A multifaceted, long-term study will combine animal breeding with advances in sensing and artificial intelligence (AI) technologies to help in the transition towards sustainable livestock production, according to project participant Hendrix Genetics.
"We have an urgent need to respond to consumers’ demands relating to animal welfare. To address this, the industry continues to transition to welfare-friendly systems, such as free-range egg farms and group housing for pigs. This change presents a challenge to understand and predict animal behavior in these relatively new environments. Advancement in vision, sensing and AI technologies offers a crucial opportunity to develop new methods to automatically detect and analyze animal behavior.
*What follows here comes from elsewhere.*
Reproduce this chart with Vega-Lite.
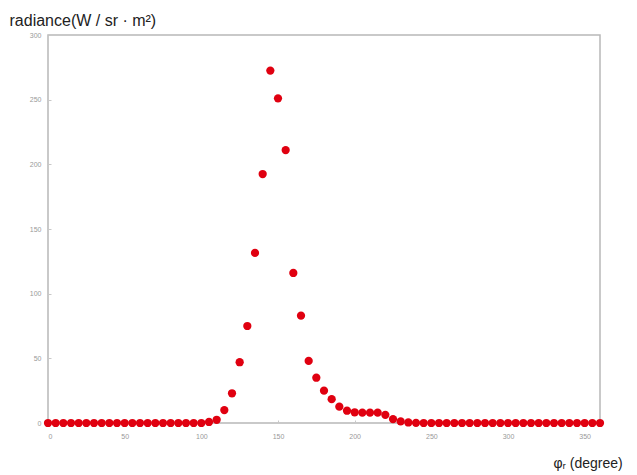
{
  "$schema": "https://vega.github.io/schema/vega-lite/v6.json",
  "autosize": "none",
  "width": 552,
  "height": 388,
  "padding": {"left": 48, "top": 35, "right": 37, "bottom": 52},
  "background": "white",
  "config": {
    "view": {"stroke": "#b8b8b8", "strokeWidth": 1.5},
    "font": "Liberation Sans"
  },
  "data": {
    "values": [
      {"phi": 0, "radiance": 0}, {"phi": 5, "radiance": 0}, {"phi": 10, "radiance": 0}, {"phi": 15, "radiance": 0},
      {"phi": 20, "radiance": 0}, {"phi": 25, "radiance": 0}, {"phi": 30, "radiance": 0}, {"phi": 35, "radiance": 0},
      {"phi": 40, "radiance": 0}, {"phi": 45, "radiance": 0}, {"phi": 50, "radiance": 0}, {"phi": 55, "radiance": 0},
      {"phi": 60, "radiance": 0}, {"phi": 65, "radiance": 0}, {"phi": 70, "radiance": 0}, {"phi": 75, "radiance": 0},
      {"phi": 80, "radiance": 0}, {"phi": 85, "radiance": 0}, {"phi": 90, "radiance": 0}, {"phi": 95, "radiance": 0},
      {"phi": 100, "radiance": 0}, {"phi": 105, "radiance": 0.8}, {"phi": 110, "radiance": 2.5}, {"phi": 115, "radiance": 10},
      {"phi": 120, "radiance": 23}, {"phi": 125, "radiance": 47}, {"phi": 130, "radiance": 75}, {"phi": 135, "radiance": 131.5},
      {"phi": 140, "radiance": 192.5}, {"phi": 145, "radiance": 272.5}, {"phi": 150, "radiance": 251}, {"phi": 155, "radiance": 211},
      {"phi": 160, "radiance": 116}, {"phi": 165, "radiance": 83}, {"phi": 170, "radiance": 48}, {"phi": 175, "radiance": 35},
      {"phi": 180, "radiance": 25}, {"phi": 185, "radiance": 18.4}, {"phi": 190, "radiance": 12.6}, {"phi": 195, "radiance": 9.5},
      {"phi": 200, "radiance": 8.3}, {"phi": 205, "radiance": 8}, {"phi": 210, "radiance": 8}, {"phi": 215, "radiance": 8},
      {"phi": 220, "radiance": 6.3}, {"phi": 225, "radiance": 3}, {"phi": 230, "radiance": 1.2}, {"phi": 235, "radiance": 0.4},
      {"phi": 240, "radiance": 0.1}, {"phi": 245, "radiance": 0}, {"phi": 250, "radiance": 0}, {"phi": 255, "radiance": 0},
      {"phi": 260, "radiance": 0}, {"phi": 265, "radiance": 0}, {"phi": 270, "radiance": 0}, {"phi": 275, "radiance": 0},
      {"phi": 280, "radiance": 0}, {"phi": 285, "radiance": 0}, {"phi": 290, "radiance": 0}, {"phi": 295, "radiance": 0},
      {"phi": 300, "radiance": 0}, {"phi": 305, "radiance": 0}, {"phi": 310, "radiance": 0}, {"phi": 315, "radiance": 0},
      {"phi": 320, "radiance": 0}, {"phi": 325, "radiance": 0}, {"phi": 330, "radiance": 0}, {"phi": 335, "radiance": 0},
      {"phi": 340, "radiance": 0}, {"phi": 345, "radiance": 0}, {"phi": 350, "radiance": 0}, {"phi": 355, "radiance": 0},
      {"phi": 360, "radiance": 0}
    ]
  },
  "mark": {"type": "circle", "color": "#e00010", "opacity": 1, "size": 68, "clip": false},
  "encoding": {
    "x": {
      "field": "phi",
      "type": "quantitative",
      "scale": {"domain": [0, 360], "nice": false, "zero": false},
      "axis": {
        "values": [0, 50, 100, 150, 200, 250, 300, 350],
        "grid": false,
        "domain": false,
        "ticks": true,
        "tickSize": -3,
        "tickColor": "#c8c8c8",
        "labelFontSize": 7,
        "labelColor": "#999999",
        "labelPadding": 12,
        "title": "φᵣ (degree)",
        "titleFontSize": 14,
        "titleFontWeight": "normal",
        "titleColor": "#222222",
        "titleAnchor": "start",
        "titleAlign": "left",
        "titleBaseline": "alphabetic",
        "titleX": 505,
        "titleY": 44
      }
    },
    "y": {
      "field": "radiance",
      "type": "quantitative",
      "scale": {"domain": [0, 300], "nice": false},
      "axis": {
        "values": [0, 50, 100, 150, 200, 250, 300],
        "grid": false,
        "domain": false,
        "ticks": true,
        "tickSize": -3,
        "tickColor": "#c8c8c8",
        "labelFontSize": 7,
        "labelColor": "#999999",
        "labelPadding": 10,
        "title": "radiance(W / sr · m²)",
        "titleAngle": 0,
        "titleFontSize": 16,
        "titleFontWeight": "normal",
        "titleColor": "#222222",
        "titleAlign": "left",
        "titleBaseline": "alphabetic",
        "titleX": -39,
        "titleY": -10
      }
    }
  }
}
Better understanding of social interactions between animals in social groups will result in reduced instances of harmful animal tendencies such as feather pecking in laying hens and tail biting in swine," said Katrijn Peeters, a research geneticist with Hendrix Genetics who wrote the announcement.
To address these issues, Hendrix Genetics has joined the IMAGEN (AnIMAl Group SENsor) project. By combining sensing and AI technology with animal breeding and genetics, this project aims to improve the health and welfare of livestock and reduce the ecological footprint of food production.
IMAGEN combines a team of industry and academic specialists, including three universities (Eindhoven University of Technology, Wageningen University & Research and Utrecht University), three associations (The Dutch Farmers’ Assn., the Royal Netherlands Veterinary Assn. and the Dutch Society for the Protection of Animals) and six companies (Hendrix Genetics, Topigs-Norsvin, Vencomatic, Noldus IT, Sorama and FarmResult), the announcement said.
Hendrix Genetics will be closely involved in one of the sub-projects focused on behavioral interactions in laying hens, the company noted. The project will span five years and will have three main tasks:
1. Develop sensing and AI technologies for automated behavior detection in laying hens;
2. Conduct behavioral research of the emergence and spread of behaviors in laying hens, and
3. Prepare genetic modeling of the emergence and spread of behaviors in laying hens.
IMAGEN will result in a prototype hardware/software system for the automated detection of behaviors of laying hens and pigs kept in large groups, Peeters said.
"Building on the data generated by these technologies, we will develop mathematical models and data analysis methods to understand the behavior of groups of animals and identify the genetic and environmental factors determining the health, welfare and ecological footprint of livestock. It will allow us to breed for improved future generations of animals," she added.
The IMAGEN project also aligns with the SMART Turkey project, which focuses on the automated detection of individual health and behavior phenotypes in turkeys, according to the announcement.
"By working together with a range of experts and stakeholders in both projects, we are proud to be a part of this ambitious venture to maximize health and welfare of the animals in our care and throughout the industry," Peeters said.